3.8. Acetylcholinesterase Inhibition Assay

The acetylcholinesterase (AchE) inhibitory activity was evaluated using a method described by Balkrishna et al. [22] with slight modification (for details, see the Supporting Materials).

4. Conclusions

In this work, attention was focused on Chamaemelum nobile L., a variety that has been little studied in the scientific literature. After a phytochemical investigation that led to the isolation of a never-reported sesquiterpene lactone, the potential CNS biological activity was evaluated for all 15 isolated compounds. Regarding the tyrosinase inhibitory activity, apigenin, apigenin 7-O-rutinoside, camaraside (flavonoids), and scopolin (coumarin derivative) showed the highest inhibition with IC₅₀ values ranging from 32.09 to 50.84 µM. Regarding AchE inhibitory activity, the compound that showed the highest activity was 5,7-dihydroxy-6-methoxy-2-(4-methoxyphenyl)-4H-1-benzopyran-4-one, tested herein for the first time.

For a compound to be considered a potential therapeutic agent for Alzheimer’s disease (AD), one of the crucial factors is its ability to cross the blood–brain barrier (BBB) [15]. Their lipophilic nature allows sesquiterpenes to interact favourably with the lipid components of the BBB, facilitating their ability to cross it.
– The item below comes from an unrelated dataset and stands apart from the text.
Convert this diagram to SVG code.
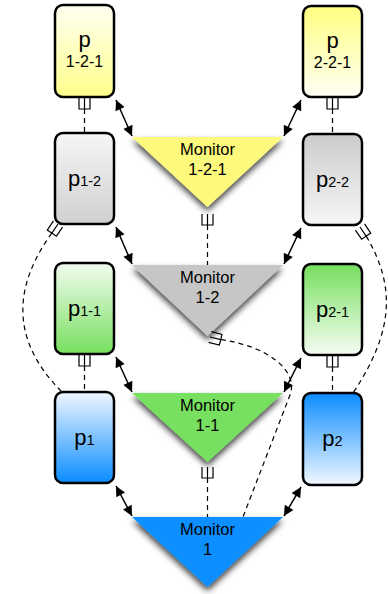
<svg xmlns="http://www.w3.org/2000/svg" width="388" height="594" viewBox="0 0 388 594">
<defs>
<style>
.box{stroke:#000;stroke-width:2.5}
.lbl{font-family:"Liberation Sans",Arial,Helvetica,sans-serif;fill:#000}
.big{font-size:22px}
.sub{font-size:14.5px}
.mon{font-size:16.5px}
.dash{fill:none;stroke:#000;stroke-width:1.2;stroke-dasharray:5 4}
.sym{fill:none;stroke:#000;stroke-width:1.2}
.arr{fill:none;stroke:#000;stroke-width:1.5;marker-start:url(#ah);marker-end:url(#ah)}
.tri{filter:url(#sh)}
</style>
<marker id="ah" viewBox="0 0 10 10" refX="10" refY="5" markerWidth="12" markerHeight="10" markerUnits="userSpaceOnUse" orient="auto-start-reverse"><path d="M0,0 L10,5 L0,10 z" fill="#000"/></marker>
<filter id="sh" x="-20%" y="-20%" width="140%" height="160%"><feDropShadow dx="0" dy="4" stdDeviation="3" flood-color="#000" flood-opacity="0.75"/></filter>
<linearGradient id="yL" x1="0" y1="0" x2="0" y2="1"><stop offset="0" stop-color="#fffff2"/><stop offset="1" stop-color="#ffff8a"/></linearGradient>
<linearGradient id="yR" x1="0" y1="0" x2="0" y2="1"><stop offset="0" stop-color="#ffff80"/><stop offset="1" stop-color="#fffff6"/></linearGradient>
<linearGradient id="gL" x1="0" y1="0" x2="0" y2="1"><stop offset="0" stop-color="#f6f6f6"/><stop offset="1" stop-color="#d0d0d0"/></linearGradient>
<linearGradient id="gR" x1="0" y1="0" x2="0" y2="1"><stop offset="0" stop-color="#cccccc"/><stop offset="1" stop-color="#f6f6f6"/></linearGradient>
<linearGradient id="nL" x1="0" y1="0" x2="0" y2="1"><stop offset="0" stop-color="#f2fcf0"/><stop offset="1" stop-color="#76df5e"/></linearGradient>
<linearGradient id="nR" x1="0" y1="0" x2="0" y2="1"><stop offset="0" stop-color="#76df5e"/><stop offset="1" stop-color="#f6fdf4"/></linearGradient>
<linearGradient id="bL" x1="0" y1="0" x2="0" y2="1"><stop offset="0" stop-color="#f0f7ff"/><stop offset="1" stop-color="#0a8cff"/></linearGradient>
<linearGradient id="bR" x1="0" y1="0" x2="0" y2="1"><stop offset="0" stop-color="#0a8cff"/><stop offset="1" stop-color="#f2f8ff"/></linearGradient>
<path id="fork" d="M-5.5,0 V11 H5.5 V0 M0,0 V11"/>
</defs>
<g id="monitor-1-2-1">
<polygon class="tri" points="132,137 283,137 207.5,207" fill="#fdf97c"/>
<text class="lbl mon" x="207.5" y="155" text-anchor="middle">Monitor</text>
<text class="lbl mon" x="207.5" y="175" text-anchor="middle">1-2-1</text>
</g>
<g id="monitor-1-2">
<polygon class="tri" points="132,265 283,265 207.5,336" fill="#c6c6c6"/>
<text class="lbl mon" x="207.5" y="283" text-anchor="middle">Monitor</text>
<text class="lbl mon" x="207.5" y="303" text-anchor="middle">1-2</text>
</g>
<g id="monitor-1-1">
<polygon class="tri" points="132,393 283,393 207.5,462" fill="#78e060"/>
<text class="lbl mon" x="207.5" y="411" text-anchor="middle">Monitor</text>
<text class="lbl mon" x="207.5" y="431" text-anchor="middle">1-1</text>
</g>
<g id="monitor-1">
<polygon class="tri" points="132,517 283,517 207.5,587" fill="#0a8fff"/>
<text class="lbl mon" x="207.5" y="535" text-anchor="middle">Monitor</text>
<text class="lbl mon" x="207.5" y="555" text-anchor="middle">1</text>
</g>
<g id="p1-2-1">
<rect class="box" x="55" y="5" width="59" height="92" rx="8" fill="url(#yL)"/>
<text class="lbl big" x="84.5" y="47" text-anchor="middle">p</text>
<text class="lbl" x="84.5" y="67" text-anchor="middle" font-size="16">1-2-1</text>
</g>
<g id="p2-2-1">
<rect class="box" x="303" y="6" width="59" height="91" rx="8" fill="url(#yR)"/>
<text class="lbl big" x="332.5" y="48" text-anchor="middle">p</text>
<text class="lbl" x="332.5" y="68" text-anchor="middle" font-size="16">2-2-1</text>
</g>
<g id="p1-2">
<rect class="box" x="55" y="133" width="59" height="91" rx="8" fill="url(#gL)"/>
<text class="lbl" x="84.5" y="186" text-anchor="middle"><tspan class="big">p</tspan><tspan class="sub">1-2</tspan></text>
</g>
<g id="p2-2">
<rect class="box" x="303" y="134" width="59" height="91" rx="8" fill="url(#gR)"/>
<text class="lbl" x="332.5" y="187" text-anchor="middle"><tspan class="big">p</tspan><tspan class="sub">2-2</tspan></text>
</g>
<g id="p1-1">
<rect class="box" x="55" y="263" width="59" height="91" rx="8" fill="url(#nL)"/>
<text class="lbl" x="84.5" y="316" text-anchor="middle"><tspan class="big">p</tspan><tspan class="sub">1-1</tspan></text>
</g>
<g id="p2-1">
<rect class="box" x="303" y="264" width="59" height="91" rx="8" fill="url(#nR)"/>
<text class="lbl" x="332.5" y="317" text-anchor="middle"><tspan class="big">p</tspan><tspan class="sub">2-1</tspan></text>
</g>
<g id="p1">
<rect class="box" x="55" y="392" width="59" height="91" rx="8" fill="url(#bL)"/>
<text class="lbl" x="84.5" y="445" text-anchor="middle"><tspan class="big">p</tspan><tspan class="sub">1</tspan></text>
</g>
<g id="p2">
<rect class="box" x="303" y="393" width="59" height="92" rx="8" fill="url(#bR)"/>
<text class="lbl" x="332.5" y="446" text-anchor="middle"><tspan class="big">p</tspan><tspan class="sub">2</tspan></text>
</g>
<g id="connectors">
<line class="arr" x1="116" y1="100" x2="132" y2="136"/>
<line class="arr" x1="116" y1="227" x2="132" y2="264"/>
<line class="arr" x1="116" y1="357" x2="132" y2="392"/>
<line class="arr" x1="116" y1="486" x2="132" y2="516"/>
<line class="arr" x1="301" y1="100" x2="284" y2="136"/>
<line class="arr" x1="301" y1="228" x2="284" y2="264"/>
<line class="arr" x1="301" y1="358" x2="284" y2="392"/>
<line class="arr" x1="301" y1="487" x2="284" y2="516"/>
<use href="#fork" class="sym" transform="translate(84.5,98)"/>
<line class="dash" x1="84.5" y1="109" x2="84.5" y2="133"/>
<use href="#fork" class="sym" transform="translate(332.5,98)"/>
<line class="dash" x1="332.5" y1="109" x2="332.5" y2="134"/>
<use href="#fork" class="sym" transform="translate(207.5,214)"/>
<line class="dash" x1="207.5" y1="225" x2="207.5" y2="265"/>
<use href="#fork" class="sym" transform="translate(84.5,355)"/>
<line class="dash" x1="84.5" y1="366" x2="84.5" y2="392"/>
<use href="#fork" class="sym" transform="translate(332.5,356)"/>
<line class="dash" x1="332.5" y1="367" x2="332.5" y2="393"/>
<use href="#fork" class="sym" transform="translate(207.5,467)"/>
<line class="dash" x1="207.5" y1="478" x2="207.5" y2="517"/>
<use href="#fork" class="sym" transform="translate(58,224) rotate(34)"/>
<path class="dash" d="M51.8,233.1 C18,280 5,335 62,392"/>
<use href="#fork" class="sym" transform="translate(360,227) rotate(-34)"/>
<path class="dash" d="M366.2,236.1 C395,285 395,330 353,393"/>
<use href="#fork" class="sym" transform="translate(210,337) rotate(-76)"/>
<path class="dash" d="M220.7,339.7 C268,346 299,371 290,395 L243,517"/>
</g>
</svg>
Indeed, several studies, including in silico (computer-based) modelling, simulate how molecules interact with the BBB and cross biological membranes by passive diffusion transport [23]; in addition, within in vivo models, some of these terpenoid derivatives have demonstrated the ability to reach the CNS, highlighting their potential as therapeutic agents for AD and other neurological conditions [23].

Considering flavonoids, within the subclass of flavones (of which apigenin is a part), the flavone aglycons have been shown to have the ability to pass across the BBB [23,24]. Therefore, the specialised metabolites isolated from C. nobile may be interesting candidates for further studies on their potential activities on the central nervous system.